- 设计一个递归算法,删除不带头结点的单链表L中的所有值为x的结点。
void delX(linkList &L, int x) {
Node *p;
if (L == NULL) return;
if (L->data == x) {
p = L;
L = L->pNext;
free(p);
delX(L, x);
}
else delX(L->pNext, x);
}
- 在带头结点的单链表L中,删除所有值为x的结点,并释放其空间,假设值为x的结点不唯一。
void delX_1(linkList &L, int x) {
Node *p = L->pNext, *pre = L, * q;
while (p!=nullptr){
if (p->data == x) {
q = p;
p = p->pNext;
pre->pNext = p;
free(q);
}
else {
pre = p;
p = p->pNext;
}
}
}
void delX_2(linkList &L, int x) {
Node *p = L->pNext, *r = L, *q;
while (p != nullptr) {
if (p->data != x) {
r->pNext = p;
r = p;
p = p->pNext;
}
else {
q = p;
p = p->pNext;
free(q);
}
}
r->pNext = nullptr;
}
- 设L为带头结点的单链表,编写算法实现从尾到头反向输出每个结点的值。
void reverse_traverse(linkList L,int cnt) {
Node *p = L->pNext;
if (p) {
reverse_traverse(p, cnt + 1);
if (cnt) cout << p->data << " ";
else cout << p->data << endl;
}
}//我带了格式化输出
- 试编写在带头结点的单链表L中删除一个最小值结点的高效算法(假设最小值结点是唯一的)
void deleteMin(linkList &L) {
Node *p = L->pNext, *pre = L,*minNode = p , *minNodePre = L;
while (p != nullptr) {
if ( p->data < minNode->data ) {
minNode = p;
minNodePre = pre;
}
pre = p;
p = p->pNext;
}
minNodePre->pNext = minNode->pNext;
free(minNode);
}
- 试编写算法将带头指针的单链表就地逆置,辅助空间复杂度为O(1)
void reverse_1(linkList &L) {
Node *p = L->pNext, *next;
L->pNext = nullptr;
while (p) {
next = p->pNext;
p->pNext = L->pNext;
L->pNext = p;
p = next;
}
}
void reverse_2(linkList &L) {
Node *p = L->pNext, *next = p->pNext;
Node *pre;
p->pNext = nullptr;
while (next) {
pre = p;
p = next;
next = next->pNext;
p->pNext = pre;
}
L->pNext = p;
}
- 有一个带头结点的单链表L,设计一个算法使其元素递增有序。
void sort_increase(linkList &L) {
Node *p = L->pNext, *pre;
Node *r = p->pNext;
p->pNext = nullptr;
p = r;
while (p) {
r = p->pNext;
pre = L;
while (pre->pNext != nullptr && pre->pNext->data < p->data)
pre = pre->pNext;
p->pNext = pre->pNext;
pre->pNext = p;
p = r;
}
}
- 设在一个带表头结点的单链表中所有元素结点的数据值无序,编写一函数,删除表中所有介于给定的两个值之间的元素。
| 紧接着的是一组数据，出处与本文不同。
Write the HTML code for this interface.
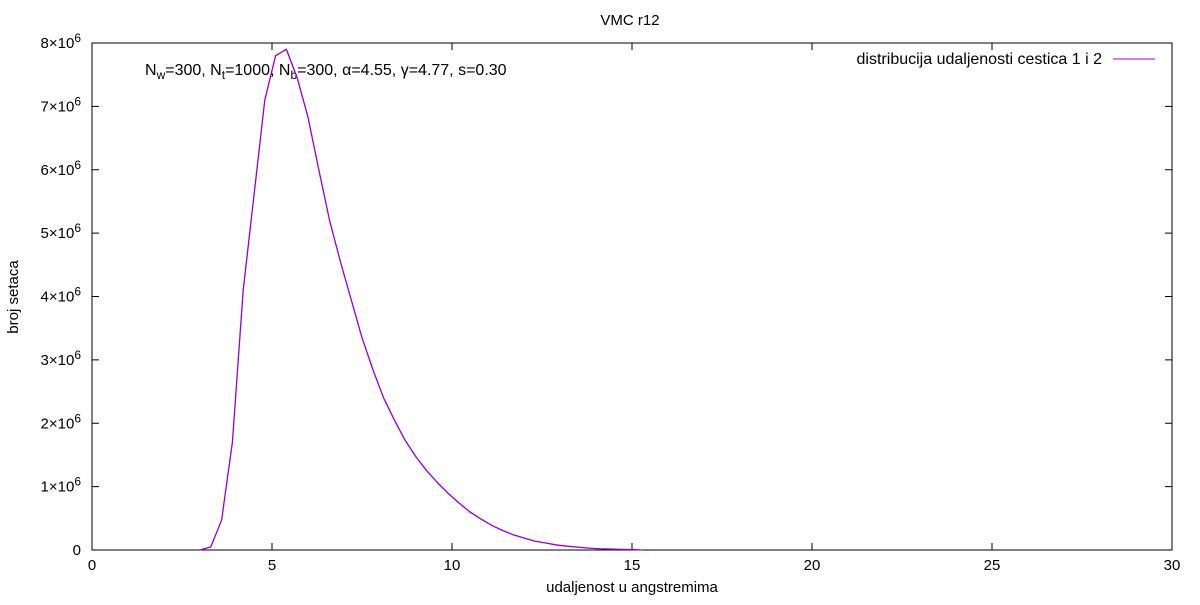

void del_between_AandB(linkList &L, int a, int b) {
Node *p = L->pNext, *pre = L;
while (p) {
if (p->data >= a && p->data <= b) {
Node *temp = p;
p = p->pNext;
pre->pNext = p;
free(temp);
}
else {
pre = p;
p = p->pNext;
}
}
}
- 给定两个单链表,找出两个链表的公共结点。
linkList search_first_common(linkList L1, linkList L2) {
int len1 = length(L1), len2 = length(L2);
int sub = abs(len1 - len2);
linkList long_list, short_list;
if (len1 > len2) long_list = L1->pNext, short_list = L2->pNext;
else long_list = L2->pNext, short_list = L1->pNext;
while (sub--) long_list = long_list->pNext;
while (long_list) {
if (long_list == short_list) return long_list;
else long_list = long_list->pNext, short_list = short_list->pNext;
}
if (long_list == nullptr)
return nullptr;
}
- 给定一个带表头结点的单链表,按递增次序输出单链表中各个结点的数据元素,并释放结点所占的存储空间。(不允许使用数组作为辅助空间)
void print_increase(linkList &L) {
linkList pre, p;
while (L->pNext) {
pre = L;
p = pre->pNext;
while (p->pNext) {
if (p->pNext->data < pre->pNext->data)
pre = p;
p = p->pNext;
}
cout << pre->pNext->data;
linkList temp = pre->pNext;
pre->pNext = temp->pNext;
free(temp);
}
free(L);
}
- 将一个带头结点的单链表A分解为两个带头结点的单链表A和B,使得A中含有原表中序号为奇数的元素,B中含有原表中序号为偶数的元素,保持相对顺序不变。
void split_list_to_a_b(linkList L, linkList a, linkList b) {
Node *p = L;
int i = 0;
Node *pa = a;
Node *pb = b;
while (p->pNext) {
if (i % 2 == 1) {
pa->pNext = p->pNext;
pa = pa->pNext;
p = p->pNext;
print_node(pa);
}
else {
pb->pNext = p->pNext;
pb = pb->pNext;
p = p->pNext;
print_node(pb);
}
i++;
}
pa->pNext = nullptr;
pb->pNext = nullptr;
}
- 在一个线性递增的有序单链表中,有数值相同的元素存在,设计算法去除数值相同的元素,使表中不再有重复的元素。
void uniquify_sortedList(linkList L) {
linkList p = L->pNext, temp = p;
while (p->pNext) {
temp = p->pNext;
if (temp->data == p->data) {
p->pNext = temp->pNext;
free(temp);
}else p = p->pNext;
}
}
哇题目好多,写到晕厥!!加上链表实现快400行代码了。。
下次再补!!